La idea del retorno
siempre me ha parecido divertida. Encierra algo de autocomplaciencia,
tal vez incluso de malicia. En ella encontramos la promesa viciada
pero aún tentadora de que somos nosotros los que volvemos al pasado
y no el pasado el que acude a nosotros, en otras palabras: la certeza
de que los lastres abandonados permanecen donde los soltamos. Esta
mínima narración presupone una vida de los recuerdos y lo
pretérito aislada del momento presente, como si realmente pudiéramos
viajar a un lugar apartado del mundo, dirigirnos al sitio a partir del
no-sitio o saltar al aire des del vacío.

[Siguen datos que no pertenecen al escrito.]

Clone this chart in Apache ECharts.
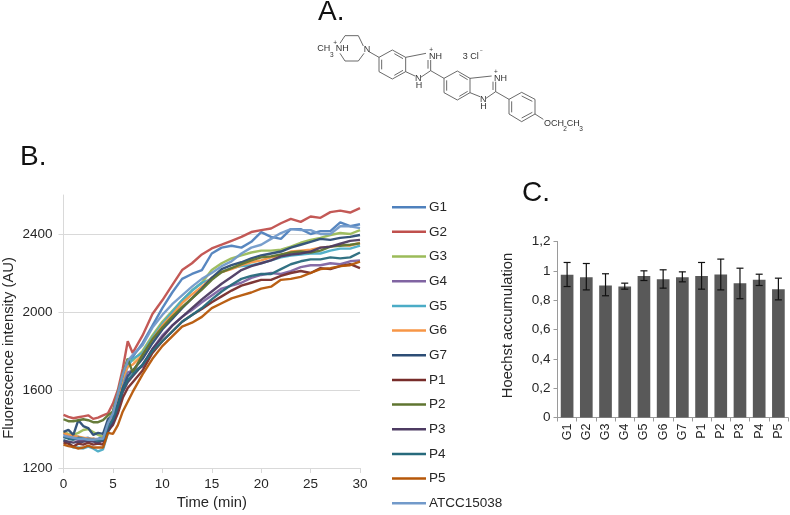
<!DOCTYPE html>
<html><head><meta charset="utf-8">
<style>html,body{margin:0;padding:0;background:#fff}#c{width:790px;height:515px}</style>
<script src="https://cdn.jsdelivr.net/npm/echarts@6/dist/echarts.min.js"></script>
</head><body><div id="c"></div>
<script>
const times=[0,.5,1,1.5,2,2.5,3,3.5,4,4.5,5,5.5,6,6.5,7,8,9,10,11,12,13,14,15,16,17,18,19,20,21,22,23,24,25,26,27,28,29,30];
const G1=[1375,1368,1362,1360,1352,1355,1345,1350,1358,1425,1475,1570,1670,1740,1770,1840,1930,2020,2100,2170,2195,2215,2300,2330,2340,2330,2360,2410,2385,2375,2425,2425,2400,2415,2415,2460,2440,2450];
const G2=[1472,1462,1455,1460,1465,1470,1452,1458,1470,1480,1530,1600,1710,1850,1790,1880,1990,2060,2138,2215,2250,2295,2326,2345,2365,2385,2410,2420,2428,2455,2478,2462,2490,2483,2512,2520,2510,2533];
const G3=[1385,1375,1370,1380,1395,1400,1385,1370,1360,1440,1490,1580,1680,1760,1750,1800,1880,1950,2005,2060,2110,2150,2215,2250,2275,2290,2305,2315,2315,2320,2335,2355,2370,2380,2395,2405,2400,2420];
const G4=[1360,1355,1350,1345,1345,1340,1350,1345,1350,1425,1470,1550,1640,1690,1700,1720,1810,1880,1930,1975,2010,2050,2085,2120,2135,2150,2175,2190,2200,2195,2210,2230,2240,2240,2250,2245,2260,2265];
const G5=[1345,1330,1305,1305,1300,1310,1300,1285,1295,1380,1440,1550,1650,1720,1760,1790,1870,1940,2000,2060,2110,2150,2170,2205,2225,2235,2240,2250,2265,2280,2290,2295,2300,2300,2315,2325,2325,2340];
const G6=[1380,1370,1365,1360,1355,1350,1350,1345,1350,1430,1475,1560,1660,1720,1730,1780,1860,1930,1985,2045,2090,2130,2175,2205,2220,2240,2255,2265,2280,2290,2310,2315,2320,2330,2335,2345,2340,2355];
const G7=[1385,1395,1370,1445,1415,1405,1370,1380,1375,1450,1470,1530,1610,1670,1700,1760,1840,1910,1965,2020,2070,2120,2175,2220,2240,2255,2275,2290,2300,2310,2330,2345,2360,2375,2370,2380,2385,2395];
const P1=[1330,1325,1310,1325,1320,1330,1320,1325,1320,1390,1420,1480,1560,1610,1640,1700,1790,1850,1900,1950,1985,2015,2050,2080,2110,2135,2150,2165,2165,2185,2200,2210,2200,2225,2220,2235,2245,2225];
const P2=[1450,1440,1440,1445,1450,1445,1435,1435,1445,1470,1490,1580,1680,1760,1690,1780,1860,1920,1975,2025,2070,2115,2165,2205,2225,2245,2265,2280,2285,2295,2305,2310,2305,2315,2335,2340,2345,2352];
const P3=[1340,1335,1330,1335,1335,1340,1335,1330,1340,1395,1430,1510,1590,1640,1670,1730,1810,1870,1930,1975,2020,2065,2105,2145,2180,2215,2235,2250,2265,2285,2295,2300,2310,2330,2335,2350,2365,2370];
const P4=[1360,1350,1345,1355,1350,1345,1345,1340,1345,1410,1450,1520,1600,1650,1680,1730,1800,1850,1900,1950,1985,2020,2065,2105,2140,2170,2185,2195,2195,2220,2245,2260,2270,2270,2280,2275,2280,2305];
const P5=[1320,1312,1308,1300,1305,1315,1305,1305,1305,1380,1375,1420,1490,1540,1590,1680,1760,1825,1875,1925,1945,1975,2020,2045,2070,2085,2100,2120,2130,2165,2170,2180,2200,2220,2225,2235,2240,2258];
const ATCC=[1365,1360,1355,1350,1350,1345,1345,1348,1350,1430,1480,1580,1680,1750,1780,1830,1920,1985,2040,2085,2130,2170,2200,2235,2260,2300,2330,2345,2375,2405,2425,2420,2420,2400,2400,2440,2440,2430];
const lineNames=['G1','G2','G3','G4','G5','G6','G7','P1','P2','P3','P4','P5','ATCC15038'];
const lineValues=[G1,G2,G3,G4,G5,G6,G7,P1,P2,P3,P4,P5,ATCC];
const lineColors=['#4F81BD','#C0504D','#9BBB59','#8064A2','#4BACC6','#F79646','#2C4D75','#772C2A','#5F7530','#4D3B62','#276A7C','#B65708','#729ACA'];
const yTicks=[1200,1600,2000,2400];
const barCats=['G1','G2','G3','G4','G5','G6','G7','P1','P2','P3','P4','P5'];
const barVals=[.973,.957,.90,.893,.965,.943,.957,.965,.975,.916,.939,.875];
const errHi=[1.057,1.05,.98,.916,1.0,1.007,.993,1.057,1.08,1.018,.977,.95];
const errLo=[.893,.87,.83,.875,.934,.882,.925,.875,.87,.81,.9,.802];

const FONT='"Liberation Sans",Arial,sans-serif';
const lineSeries=lineNames.map((n,i)=>({name:n,type:'line',xAxisIndex:0,yAxisIndex:0,symbol:'none',smooth:false,
  data:times.map((t,k)=>[t,lineValues[i][k]]),lineStyle:{width:2.4,color:lineColors[i],opacity:.95},itemStyle:{color:lineColors[i]},z:3+i}));

// Structure drawing for panel A (coordinates in a 3x sketch space)
const bonds=[[[120,130],[135,107],[175,107],[190,138]],[[192,160],[175,183],[135,183],[120,160]],[[207,155],[237,172]],
[[237,172],[277,150],[317,172],[317,215],[277,237],[237,215],[237,172]],[[283,161],[309,176]],[[309,211],[283,226]],[[245,208],[245,179]],
[[317,172],[378,160]],[[317,215],[345,228]],[[362,232],[392,212]],[[392,212],[392,180]],[[384,206],[384,180]],[[392,212],[432,235]],
[[432,235],[472,213],[510,235],[510,278],[472,300],[432,278],[432,235]],[[478,224],[503,239]],[[503,274],[478,289]],[[440,272],[440,241]],
[[510,235],[575,228]],[[510,278],[540,290]],[[558,295],[587,275]],[[587,275],[587,245]],[[579,270],[579,245]],[[587,275],[627,298]],
[[627,298],[665,277],[705,298],[705,342],[665,365],[627,342],[627,298]],[[665,288],[697,304]],[[697,337],[665,354]],[[635,337],[635,304]],[[705,342],[730,358]]];
const atoms=[['CH',52,147],['3',90,165,6.5],['+',100,130,6.5],['NH',107,147],['N',191,150],['+',388,150,6.5],['NH',387,170],['N',345,236],['H',347,258],
['3 Cl',488,170],['−',540,152,5],['+',582,217,6.5],['NH',582,237],['N',540,298],['H',541,320],['OCH',732,372],['2',790,388,6.5],['CH',800,372],['3',838,388,6.5]];
const molecule=[
 ...bonds.map(b=>({type:'polyline',shape:{points:b.map(p=>[300+p[0]/3,p[1]/3])},style:{stroke:'#444',lineWidth:.8,fill:null}})),
 ...atoms.map(a=>({type:'text',x:300+a[1]/3,y:a[2]/3,style:{text:a[0],font:(a[3]||9)+'px '+FONT,fill:'#333',textVerticalAlign:'middle'}}))
];
const panel=(t,x,y)=>({type:'text',x,y,style:{text:t,font:'28px '+FONT,fill:'#111',textVerticalAlign:'middle'}});

const axisC='#d9d9d9',txt='#262626';
const option={
 animation:false,backgroundColor:'#fff',textStyle:{fontFamily:FONT},
 legend:{data:lineNames,orient:'vertical',left:392,top:199.7,height:320,padding:0,itemWidth:34,itemHeight:2.5,itemGap:9.67,icon:'rect',
  selectedMode:false,textStyle:{fontSize:13.5,lineHeight:15,color:txt,fontFamily:FONT,padding:[0,0,0,-2]}},
 grid:[{left:63.5,top:195,width:296.5,height:273,outerBoundsMode:'none'},{left:557.5,top:241.5,width:230.5,height:176,outerBoundsMode:'none'}],
 xAxis:[
  {gridIndex:0,type:'value',min:0,max:30,interval:5,name:'Time (min)',nameLocation:'middle',nameGap:27,
   nameTextStyle:{fontSize:14.8,color:txt,fontFamily:FONT},splitLine:{show:false},
   axisLine:{lineStyle:{color:axisC}},axisTick:{show:true,length:5,lineStyle:{color:axisC}},axisLabel:{fontSize:13.5,color:txt,margin:9,fontFamily:FONT}},
  {gridIndex:1,type:'category',data:barCats,axisLine:{lineStyle:{color:'#9a9a9a'}},axisTick:{show:true,length:4,alignWithLabel:false,lineStyle:{color:'#9a9a9a'}},
   axisLabel:{fontSize:12.5,color:txt,rotate:90,margin:6,interval:0,fontFamily:FONT}}
 ],
 yAxis:[
  {gridIndex:0,type:'value',min:1200,max:2600,name:'Fluorescence intensity (AU)',nameLocation:'middle',nameGap:47,
   nameTextStyle:{fontSize:14.8,color:txt,fontFamily:FONT,padding:[0,33,0,0]},
   splitLine:{show:true,lineStyle:{color:axisC}},axisLine:{show:true,lineStyle:{color:axisC}},
   axisTick:{show:true,length:5,customValues:yTicks,lineStyle:{color:axisC}},
   axisLabel:{fontSize:13.5,color:txt,margin:11,customValues:yTicks,fontFamily:FONT,formatter:v=>String(v)}},
  {gridIndex:1,type:'value',min:0,max:1.2,interval:.2,name:'Hoechst accumulation',nameLocation:'middle',nameGap:42,
   nameTextStyle:{fontSize:14.8,color:txt,fontFamily:FONT,padding:[0,0,0,8]},splitLine:{show:false},
   axisLine:{show:true,lineStyle:{color:'#9a9a9a'}},axisTick:{show:true,length:4,lineStyle:{color:'#9a9a9a'}},
   axisLabel:{fontSize:13.5,color:txt,margin:7,fontFamily:FONT,formatter:v=>String(+v.toFixed(1)).replace('.',',')}}
 ],
 series:[...lineSeries,
  {type:'bar',xAxisIndex:1,yAxisIndex:1,data:barVals,barCategoryGap:'34%',itemStyle:{color:'#595959'},silent:true,z:2},
  {type:'custom',xAxisIndex:1,yAxisIndex:1,silent:true,z:4,data:barCats.map((c,i)=>[i,errLo[i],errHi[i]]),
   encode:{x:0,y:[1,2]},
   renderItem:(p,api)=>{const a=api.coord([api.value(0),api.value(1)]),b=api.coord([api.value(0),api.value(2)]),s={stroke:'#111',lineWidth:1.2};
    return {type:'group',children:[[a,b],[[a[0]-3.5,a[1]],[a[0]+3.5,a[1]]],[[b[0]-3.5,b[1]],[b[0]+3.5,b[1]]]].map(l=>({type:'line',shape:{x1:l[0][0],y1:l[0][1],x2:l[1][0],y2:l[1][1]},style:s}))};}}
 ],
 graphic:[panel('A.',318,12),panel('B.',20,157),panel('C.',522,193),...molecule]
};
echarts.init(document.getElementById('c'),null,{renderer:'canvas'}).setOption(option);
</script></body></html>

El concepto
de verdadero retorno resulta tan absurdo como el de una huida irrevocable.
(Menuda forma de predicar
verdades inexactas... Mi maestro, si me viera escribir así, me
clavaría una aguja en cada uno de los veinte dedos... Pero el
sofismo, con toda su ingenuidad, nos ofrece la riqueza de los matices
y la confusión de los grises. En ese sentido y como en tantas otras
ocasiones, la ambigüedad es tan dulce como venenosa. Y lo peor es
que está al alcance de cualquiera, sobretodo al de mis queridos
psicólogos literatos).
Esta
manifiesta ilusión está acompañada por el sueño de la inmovilidad
y la suavidad del olvido, de forma que lo que adolece de
infantil también lo tiene de conmovedor. Sólo bajo el consenso
de una indulgente comprensión puede ser soportable un discurso de
este tipo, si es que los discursos sobre el pasado son de algún modo soportables.